Quentin Sedlacek
Assistant Professor

Teaching & Learning
Education
Ph.D., Stanford University
Contact
6401 Airline Rd
Suite 301
Dallas, 75205
214-768-7787
qsedlacek@smu.edu
About
Quentin Sedlacek is an Assistant Professor of STEM Education at the Simmons School of Education and Human Development. He holds a B.A. in Physics from Harvard University, an M.A. in Curriculum and Instruction from the University of Mississippi, and a Ph.D. in Race, Inequality, and Language in Education and Teacher Education from Stanford University. Prior to attending Stanford, he taught science and mathematics for five years at public schools in Mississippi and American Sāmoa.

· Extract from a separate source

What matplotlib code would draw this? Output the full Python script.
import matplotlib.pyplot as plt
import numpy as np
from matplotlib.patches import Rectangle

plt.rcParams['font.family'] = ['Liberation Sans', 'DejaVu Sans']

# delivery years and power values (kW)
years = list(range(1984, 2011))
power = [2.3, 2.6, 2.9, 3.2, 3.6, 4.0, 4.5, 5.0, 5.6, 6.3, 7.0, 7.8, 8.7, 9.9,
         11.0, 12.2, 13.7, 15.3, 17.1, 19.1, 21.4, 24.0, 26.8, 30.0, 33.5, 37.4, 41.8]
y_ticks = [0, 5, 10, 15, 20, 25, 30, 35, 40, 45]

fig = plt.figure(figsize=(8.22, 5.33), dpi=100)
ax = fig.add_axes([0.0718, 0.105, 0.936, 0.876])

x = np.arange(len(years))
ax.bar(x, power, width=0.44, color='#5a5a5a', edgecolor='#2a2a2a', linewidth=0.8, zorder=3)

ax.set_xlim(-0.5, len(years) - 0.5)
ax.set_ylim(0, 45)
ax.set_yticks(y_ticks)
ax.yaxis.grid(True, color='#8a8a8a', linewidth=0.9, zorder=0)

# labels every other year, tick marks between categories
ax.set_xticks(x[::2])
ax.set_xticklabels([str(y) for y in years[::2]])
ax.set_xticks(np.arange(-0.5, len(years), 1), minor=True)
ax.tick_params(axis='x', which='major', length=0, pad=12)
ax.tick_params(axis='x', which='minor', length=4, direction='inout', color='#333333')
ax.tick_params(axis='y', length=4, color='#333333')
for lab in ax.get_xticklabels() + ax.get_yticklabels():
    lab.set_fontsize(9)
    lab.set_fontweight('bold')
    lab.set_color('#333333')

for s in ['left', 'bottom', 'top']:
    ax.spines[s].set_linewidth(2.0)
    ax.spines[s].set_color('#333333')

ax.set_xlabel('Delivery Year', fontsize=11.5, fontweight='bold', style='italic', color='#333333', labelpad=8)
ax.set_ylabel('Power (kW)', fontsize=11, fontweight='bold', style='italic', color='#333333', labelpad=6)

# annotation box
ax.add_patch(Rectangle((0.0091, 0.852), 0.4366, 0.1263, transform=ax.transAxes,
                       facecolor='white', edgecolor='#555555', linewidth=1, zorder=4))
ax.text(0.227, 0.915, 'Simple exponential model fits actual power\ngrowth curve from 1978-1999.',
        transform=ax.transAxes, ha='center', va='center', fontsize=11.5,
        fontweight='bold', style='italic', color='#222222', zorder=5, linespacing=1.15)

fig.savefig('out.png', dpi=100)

During his doctoral studies, he co-founded a peer mentorship program for graduate students and organized a yearlong event series centering the perspectives of LGBTQ+ people of color in education. After completing his Ph.D., he served as a postdoctoral STEM education researcher in the College of Science at California State University, Monterey Bay.

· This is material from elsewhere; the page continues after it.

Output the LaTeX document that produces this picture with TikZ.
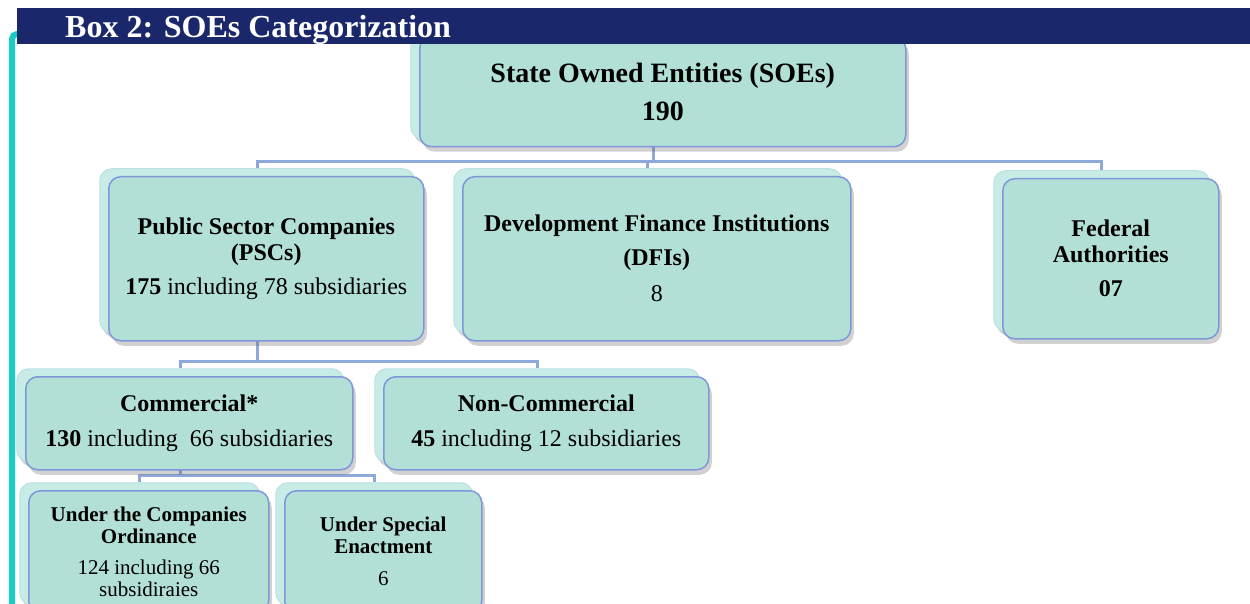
\documentclass[tikz,border=0pt]{standalone}
\usepackage{fontspec}
\setmainfont{Liberation Serif}
\usetikzlibrary{shadows,backgrounds}
\definecolor{mint}{HTML}{B2E0D7}
\definecolor{mintlight}{HTML}{C6ECE5}
\definecolor{boxline}{HTML}{7F97D8}
\definecolor{connline}{HTML}{8EA8DC}
\definecolor{navy}{HTML}{1B276B}
\definecolor{tealbar}{HTML}{17CBC6}
\tikzset{
  box/.style={draw=boxline, line width=1.5pt, fill=mint, rounded corners=12pt,
    align=center, inner sep=2pt, anchor=north west, text=black,
    drop shadow={shadow xshift=-6pt, shadow yshift=3pt, opacity=0.3, fill=black!60},
    drop shadow={shadow xshift=3pt, shadow yshift=-5pt, opacity=0.3, fill=black!60},
    copy shadow={shadow xshift=-9pt, shadow yshift=8pt, fill=mintlight, draw=mintlight!85!boxline, line width=1pt}},
  big/.style={font=\fontsize{24}{26}\selectfont},
  small/.style={font=\fontsize{21}{22}\selectfont},
  conn/.style={draw=connline, line width=3pt},
}
\begin{document}
\begin{tikzpicture}[x=1pt,y=-1pt]
\useasboundingbox (0,0) rectangle (1250,604);
\clip (0,0) rectangle (1250,604);
% boxes
\node[box, minimum width=486pt, minimum height=110pt, font=\fontsize{28}{32}\selectfont] (soe) at (419,36)
  {\textbf{State Owned Entities (SOEs)}\\[6pt]\textbf{190}};
\node[box, big, minimum width=315pt, minimum height=164pt] (psc) at (108,176)
  {\textbf{Public Sector Companies}\\\textbf{(PSCs)}\\[8pt]\textbf{175} including 78 subsidiaries};
\node[box, big, minimum width=388pt, minimum height=164pt] (dfi) at (462,176)
  {\textbf{Development Finance Institutions}\\[8pt]\textbf{(DFIs)}\\[10pt]8};
\node[box, big, minimum width=216pt, minimum height=160pt] (fed) at (1002,178)
  {\textbf{Federal}\\\textbf{Authorities}\\[8pt]\textbf{07}};
\node[box, big, minimum width=327pt, minimum height=93pt] (comm) at (25,376)
  {\textbf{Commercial*}\\[9pt]\textbf{130} including\ \ 66 subsidiaries};
\node[box, big, minimum width=325pt, minimum height=93pt] (ncom) at (383,376)
  {\textbf{Non-Commercial}\\[9pt]\textbf{45} including 12 subsidiaries};
\node[box, small, minimum width=240pt, minimum height=122pt] (uco) at (28,490)
  {\textbf{Under the Companies}\\\textbf{Ordinance}\\[9pt]124 including 66\\subsidiraies};
\node[box, small, minimum width=197pt, minimum height=122pt] (sea) at (284,490)
  {\textbf{Under Special}\\\textbf{Enactment}\\[10pt]6};
% connectors
\begin{pgfonlayer}{background}
\coordinate (soeb) at ([shift={(-9pt,8pt)}]soe.south);
\coordinate (psct) at ([shift={(-9pt,8pt)}]psc.north);
\coordinate (pscb) at ([shift={(-9pt,8pt)}]psc.south);
\coordinate (dfit) at ([shift={(-9pt,8pt)}]dfi.north);
\coordinate (fedt) at ([shift={(-9pt,8pt)}]fed.north);
\coordinate (commt) at ([shift={(-9pt,8pt)}]comm.north);
\coordinate (commb) at ([shift={(-9pt,8pt)}]comm.south);
\coordinate (ncomt) at ([shift={(-9pt,8pt)}]ncom.north);
\coordinate (ucot) at ([shift={(-9pt,8pt)}]uco.north);
\coordinate (seat) at ([shift={(-9pt,8pt)}]sea.north);
\draw[conn] (soeb) -- ++(0,22) coordinate (j1);
\draw[conn] (psct) |- (j1) -| (fedt);
\draw[conn] (dfit) -- (dfit |- j1);
\draw[conn] (pscb) -- ++(0,28) coordinate (j2);
\draw[conn] (commt) |- (j2) -| (ncomt);
\draw[conn] (commb) -- ++(0,13) coordinate (j3);
\draw[conn] (ucot) |- (j3) -| (seat);
\end{pgfonlayer}
% left teal line and header
\draw[tealbar, line width=6pt, rounded corners=5pt] (12,610) -- (12,34) -- (24,34);
\fill[navy] (17,8) rectangle (1250,44);
\node[anchor=base west, text=white, inner sep=0pt, font=\fontsize{32}{36}\selectfont\bfseries] (title) at (65,38) {Box 2: SOEs Categorization};
\end{tikzpicture}
\end{document}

Dr. Sedlacek’s interdisciplinary research applies frameworks from social psychology, sociology, and linguistic anthropology to examine STEM education and teacher education from elementary school through adulthood. He seeks to understand how science teaching influences opportunities for student empowerment by reproducing or contesting hegemonic relations of language, race, and gender. In particular, he is interested in the roles that racialized and gendered ideologies of language play in shaping teacher practices and student experiences. To pursue this research, Dr. Sedlacek draws upon a diverse methodological toolbox including interviews, focus groups, classroom observations, surveys, and experiments. His teaching and professional development work focus on equitable STEM education, reading and writing in science classrooms, and culturally relevant pedagogy.
Some of his most recent work has appeared in the International Journal of Science Education, Review of Research in Education, and the Journal of Women and Gender in Higher Education.